Réponse de la secrétaire d’État chargée de l’écologie :
Je vous confirme que nous ne procéderons pas à la création de nouveaux outils fiscaux ; nous avons opté pour le rehaussement du taux des redevances existantes. En matière d’organisation de la gestion de l’eau, cette compétence est décentralisée à l’échelle des bassins et des sous-bassins, et nous n’avons aucune intention de remettre en cause ce transfert. Ce que nous voulons, c’est une gestion de l’eau associant l’ensemble des acteurs. À ce jour, 54 % du territoire national est couvert par un schéma d’aménagement et de gestion des eaux (Sage) ou un autre document de planification et par une commission locale de l’eau (CLE).

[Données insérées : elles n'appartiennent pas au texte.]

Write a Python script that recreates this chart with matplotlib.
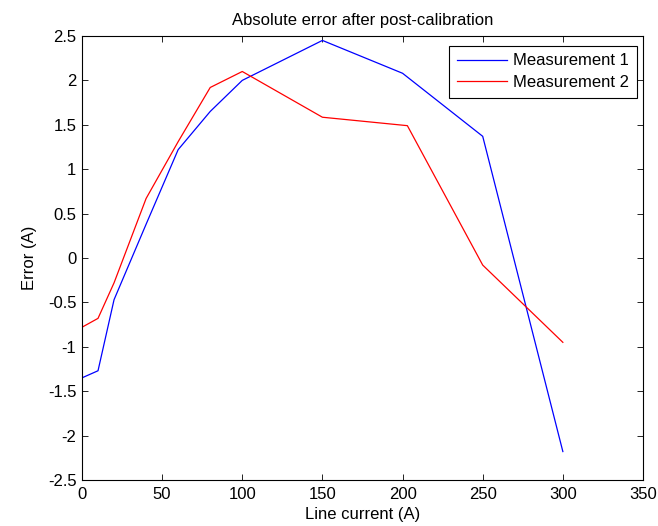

Des simplifications réglementaires seront apportées pour accélérer et généraliser à l’échelle de chaque sous-bassin versant la création d’une CLE, véritable instance de dialogue, et d’un PTGE, au plus tard en 2027, selon le principe « un territoire, un projet politique pour l’eau ». Pour discuter à l’échelle des territoires, il n’y a pas meilleure instance que les parlements de l’eau. Je vous invite à jouer un rôle moteur pour la création des Sage et des CLE. J’insiste également sur les PTGE, qui sont encore trop peu nombreux sur notre territoire.
Réplique d’Hervé Gillé :
Vous nous confirmez que les redevances existantes feront l’objet d’un relèvement : dont acte. Personnellement, je suis très favorable à un renforcement de la planification en matière de gestion de l’eau. Les établissements publics territoriaux de bassin (EPTB) jouent un rôle essentiel : il faut s’efforcer de les développer et de les conforter dans l’ensemble des territoires, en lien avec les établissements publics d’aménagement et de gestion de l’eau (Épage). Il faut en effet multiplier les Sage et faire en sorte que les CLE deviennent de véritables parlements locaux et territoriaux de l’eau.
À mon sens, il faudra également assurer l’intégration de la gestion de l’eau dans les politiques d’urbanisme. Les schémas de cohérence territoriale permettraient sans doute d’approfondir encore davantage ce sujet. De même, les plans locaux d’urbanisme et les plans locaux d’urbanisme intercommunaux pourraient concourir à la gestion de l’eau, au bénéfice notamment du pluvial et des zones humides. Je vous invite à examiner cette piste.
JO Sénat CR, 12 avr. 2023, p. 3640.
NDLR : Pas de nouvelle redevance, cela signifie que l’eau continuera à payer la biodiversité. En outre, il n’est pas impossible que certaines des redevances actuelles soient réformées, en particulier la redevance pour modernisation des réseaux de collecte, qui pourrait être étendue aux usagers de l’eau potable pour financer la lutte contre les fuites. Stricto sensu, une redevance modifiée n’est pas une redevance nouvelle. Affaire à suivre.